Larisa Vapnyar: From Russia with Relief

אליס נחימובסקי
Department of Jewish Studies, Colgate University

By the mid twentieth century, Russian writers who thought about Jewishness tended to see it in one of two ways. The first was as a random identity assignment with fateful existential consequences. The second poses the Jew as a stand-in for the Russian intelligentsia in general. Among diaspora writers of the early twenty-first century, we can see the development of both categories. In works set in immigrant Canada or the United States, Jewish and Russian-intelligentsia identities merge into a label that assumes the bearer will be a stranger to the larger community. Jewish characters are skeptical of that community, but also long to join. From their sidelines, they are skeptical also of themselves.

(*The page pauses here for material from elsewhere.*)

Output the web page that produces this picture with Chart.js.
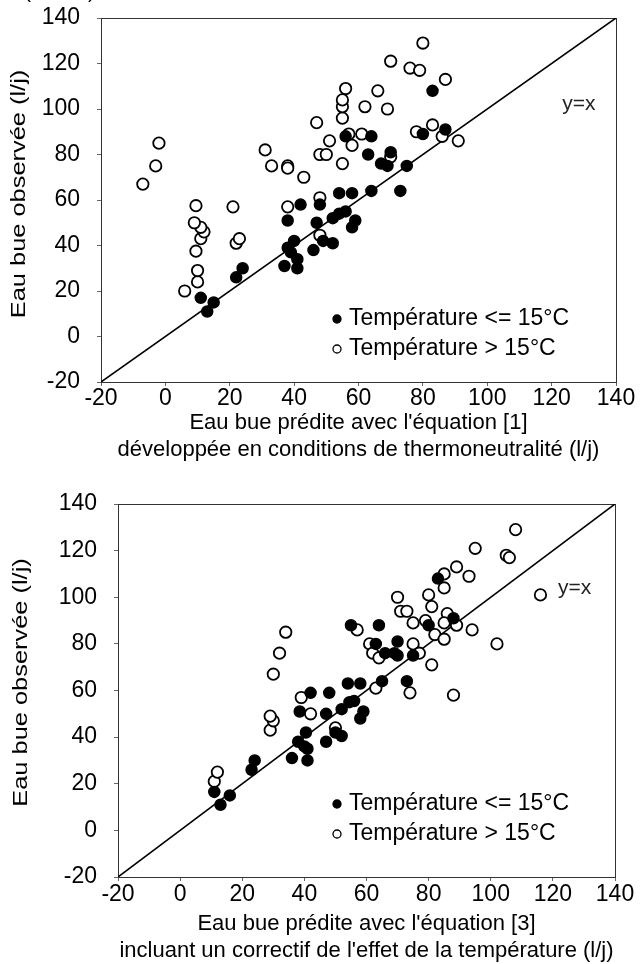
<!DOCTYPE html>
<html>
<head>
<meta charset="utf-8">
<script src="https://cdn.jsdelivr.net/npm/chart.js@4.4.0/dist/chart.umd.min.js"></script>
<style>
  html, body { margin: 0; padding: 0; background: #fff; }
  body { width: 641px; height: 964px; position: relative; overflow: hidden; }
  .bloc { position: absolute; left: 0; width: 641px; }
</style>
</head>
<body>
<div class="bloc" style="top:0;height:470px"><canvas id="graphHaut" width="641" height="470"></canvas></div>
<div class="bloc" style="top:470px;height:510px"><canvas id="graphBas" width="641" height="510"></canvas></div>
<script>
// Graduations communes aux deux axes
const graduations = [-20, 0, 20, 40, 60, 80, 100, 120, 140];
const diagonale = [-20, 140];

// Graphique 1 : équation [1] (thermoneutralité)
const froid1X = [11, 13, 15, 22, 24, 37, 38, 39, 40, 41, 41, 38, 42, 46, 47, 48, 49, 52, 52, 54, 56, 58, 59, 54, 58, 64, 73, 56, 64, 63, 70, 67, 69, 75, 80, 87, 83];
const froid1Y = [17, 11, 15, 26, 30, 31, 39, 37, 42, 34, 30, 51, 58, 38, 50, 58, 42, 41, 52, 54, 55, 48, 51, 63, 63, 64, 64, 88, 88, 80, 81, 76, 75, 75, 89, 91, 108];
const chaud1X = [-7, -3, -2, 6, 10, 10, 9.5, 11, 12, 11, 9, 9.5, 21, 22, 23, 31, 33, 38, 38, 38, 43, 47, 48, 50, 51, 55, 55, 55, 55, 56, 57, 58, 61, 48, 48, 62, 66, 69, 70, 70, 76, 79, 80, 78, 83, 86, 91, 87];
const chaud1Y = [67, 75, 85, 20, 24, 29, 37.5, 43, 46, 48, 50, 57.5, 57, 41, 43, 82, 75, 75, 74, 57, 70, 94, 80, 80, 86, 76, 96, 101, 104, 109, 89, 84, 89, 61, 44.5, 101, 108, 100, 79, 121, 118, 117, 129, 90, 93, 88, 86, 113];

// Graphique 2 : équation [3] (correctif température)
const froid2X = [11, 13, 16, 23, 24, 36, 38, 40, 40.5, 41, 41, 38.5, 42, 47, 47, 48, 50, 52, 52, 54.5, 56, 59, 58, 54, 58, 65, 73, 55, 64, 80, 88, 63, 70, 66, 69, 70, 75, 83];
const froid2Y = [16.5, 11, 15, 26, 30, 31, 38, 36, 42, 35, 30, 51, 59, 38, 50, 59, 42, 40.5, 52, 55, 55.5, 51, 48, 63, 63, 64, 64, 88, 88, 88, 91, 80, 81, 76, 76, 75, 75, 108];
const chaud2X = [11, 12, 29, 30, 29, 30, 32, 34, 39, 42, 50, 57, 61, 62, 64, 63, 74, 88, 81, 75, 77, 75, 79, 71, 73, 70, 80, 81, 85, 85, 86, 85, 89, 94, 102, 82, 85, 89, 93, 95, 105, 106, 108, 116];
const chaud2Y = [21, 25, 43, 47, 49, 67, 76, 85, 57, 50, 44, 86, 80, 76, 74, 61, 59, 58, 71, 80, 76, 89, 90, 94, 94, 100, 101, 96, 110, 104, 93, 89, 88, 86, 80, 84, 82, 113, 109, 121, 118, 117, 129, 101];

const police = 'Liberation Sans, Arial, sans-serif';
const titreY = 'Eau bue observée (l/j)';

function points(xs, ys) {
    return xs.map((x, i) => ({ x: x, y: ys[i] }));
}

// cadre complet autour de la zone de tracé
const cadre = {
    id: 'cadre',
    beforeDatasetsDraw(chart) {
        const a = chart.chartArea;
        const ctx = chart.ctx;
        ctx.save();
        ctx.strokeStyle = '#333';
        ctx.lineWidth = 1;
        ctx.strokeRect(a.left + 0.5, a.top + 0.5, a.right - a.left, a.bottom - a.top);
        ctx.restore();
    }
};

// légende dans le graphique, étiquette y=x et titre vertical (étiré comme l'original)
const legendeInterne = {
    id: 'legendeInterne',
    afterDraw(chart, args, opts) {
        const ctx = chart.ctx;
        const a = chart.chartArea;
        ctx.save();
        ctx.font = '23px ' + police;
        ctx.fillStyle = '#000';
        ctx.textBaseline = 'middle';
        let y = a.bottom - opts.bas;
        chart.data.datasets.forEach(ds => {
            if (!ds.legende) return;
            const mx = a.right - opts.droite;
            ctx.beginPath();
            ctx.arc(mx, y, 4, 0, Math.PI * 2);
            ctx.fillStyle = ds.backgroundColor;
            ctx.fill();
            ctx.lineWidth = 1.3;
            ctx.strokeStyle = '#000';
            ctx.stroke();
            ctx.fillStyle = '#000';
            ctx.fillText(ds.legende, mx + 12, y);
            y += opts.pas;
        });
        // y=x
        const sx = chart.scales.x, sy = chart.scales.y;
        ctx.font = '21px ' + police;
        ctx.fillStyle = '#222';
        ctx.textAlign = 'center';
        ctx.fillText('y=x', sx.getPixelForValue(opts.etiquetteX), sy.getPixelForValue(opts.etiquetteY));
        // titre de l'axe vertical
        ctx.save();
        ctx.translate(opts.titreX, (a.top + a.bottom) / 2 - opts.decalageTitre);
        ctx.rotate(-Math.PI / 2);
        ctx.scale(1.27, 1);
        ctx.font = '20px ' + police;
        ctx.fillStyle = '#000';
        ctx.fillText(titreY, 0, 0);
        ctx.restore();
        if (opts.fragment) {
            ctx.textAlign = 'left';
            ctx.fillStyle = '#000';
            ctx.fillText('(', 24, -8);
            ctx.fillText(')', 88, -8);
        }
        ctx.restore();
    }
};

function creerGraphique(id, froid, chaud, titreX, reglages) {
    const ctx = document.getElementById(id).getContext('2d');
    return new Chart(ctx, {
        type: 'scatter',
        data: {
            datasets: [
                {
                    legende: 'Température <= 15°C',
                    data: froid,
                    backgroundColor: '#000',
                    borderColor: '#000',
                    borderWidth: 1.5,
                    pointRadius: 5.5,
                    order: 1
                },
                {
                    legende: 'Température > 15°C',
                    data: chaud,
                    backgroundColor: '#fff',
                    borderColor: '#000',
                    borderWidth: 1.8,
                    pointRadius: 5.7,
                    order: 2
                },
                {
                    type: 'line',
                    data: points(diagonale, diagonale),
                    borderColor: '#000',
                    borderWidth: 1.6,
                    pointRadius: 0,
                    order: 3
                }
            ]
        },
        options: {
            responsive: false,
            animation: false,
            events: [],
            layout: { padding: { left: 0, top: reglages.haut, right: reglages.droite, bottom: 0 } },
            plugins: {
                legend: { display: false },
                tooltip: { enabled: false },
                legendeInterne: reglages.legende
            },
            scales: {
                x: {
                    type: 'linear',
                    min: -20,
                    max: 140,
                    afterBuildTicks: s => { s.ticks = graduations.map(v => ({ value: v })); },
                    grid: { drawOnChartArea: false, drawTicks: true, tickLength: 4, color: '#666' },
                    border: { display: true, color: '#333' },
                    ticks: {
                        color: '#000',
                        padding: reglages.tickBas,
                        maxRotation: 0,
                        autoSkip: false,
                        font: { family: police, size: 23 }
                    },
                    title: {
                        display: true,
                        text: titreX,
                        color: '#000',
                        font: { family: police, size: 22 },
                        padding: { top: 0, bottom: reglages.titreBas }
                    },
                    afterFit: s => {
                        s.height = reglages.hauteurX;
                        s.paddingLeft = 0;
                        s.paddingRight = 0;
                    }
                },
                y: {
                    type: 'linear',
                    min: -20,
                    max: 140,
                    afterBuildTicks: s => { s.ticks = graduations.map(v => ({ value: v })); },
                    grid: { drawOnChartArea: false, drawTicks: true, tickLength: 4, color: '#666' },
                    border: { display: true, color: '#333' },
                    ticks: {
                        color: '#000',
                        padding: 17,
                        autoSkip: false,
                        font: { family: police, size: 23 }
                    },
                    title: { display: false },
                    afterFit: s => {
                        s.width = reglages.largeurY;
                        s.paddingTop = 0;
                        s.paddingBottom = 0;
                    }
                }
            }
        },
        plugins: [cadre, legendeInterne]
    });
}

creerGraphique('graphHaut', points(froid1X, froid1Y), points(chaud1X, chaud1Y),
    ["Eau bue prédite avec l'équation [1]", 'développée en conditions de thermoneutralité (l/j)'],
    {
        haut: 18, droite: 25, hauteurX: 88, largeurY: 101, titreBas: 7, tickBas: -1,
        legende: { droite: 279, bas: 63, pas: 30, etiquetteX: 128.5, etiquetteY: 102, titreX: 19, decalageTitre: 6, fragment: true }
    });

creerGraphique('graphBas', points(froid2X, froid2Y), points(chaud2X, chaud2Y),
    ["Eau bue prédite avec l'équation [3]", "incluant un correctif de l'effet de la température (l/j)"],
    {
        haut: 34, droite: 26, hauteurX: 103, largeurY: 118, titreBas: 16, tickBas: 0,
        legende: { droite: 278, bas: 73, pas: 30, etiquetteX: 127, etiquetteY: 104, titreX: 21, decalageTitre: 8, fragment: false }
    });
</script>
</body>
</html>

Larisa Vapnyar explores this historical arc with exceptional subtlety and warmth. Her 2005 story “There are Jews in my house” examines the collapse of a friendship between two women, a Russian and a Jew, in an occupied town during World War II. The psychological and class manifestations of ethnicity, ignored in good times, become overwhelming as one of those ethnicities turns out to carry a death sentence. Vapnyar’s 2016 novel Still Here is similarly preoccupied with shifting allegiances among friends, and also with death. But the twenty-first century world it portrays is infinitely kinder. The Jewish background of some characters carries no meaning at all, beyond the acknowledgment of a certain factual reality. Russians and Jews have merged without a trace, diaspora travelers in a new community that is deservedly satirized, but also quite benign.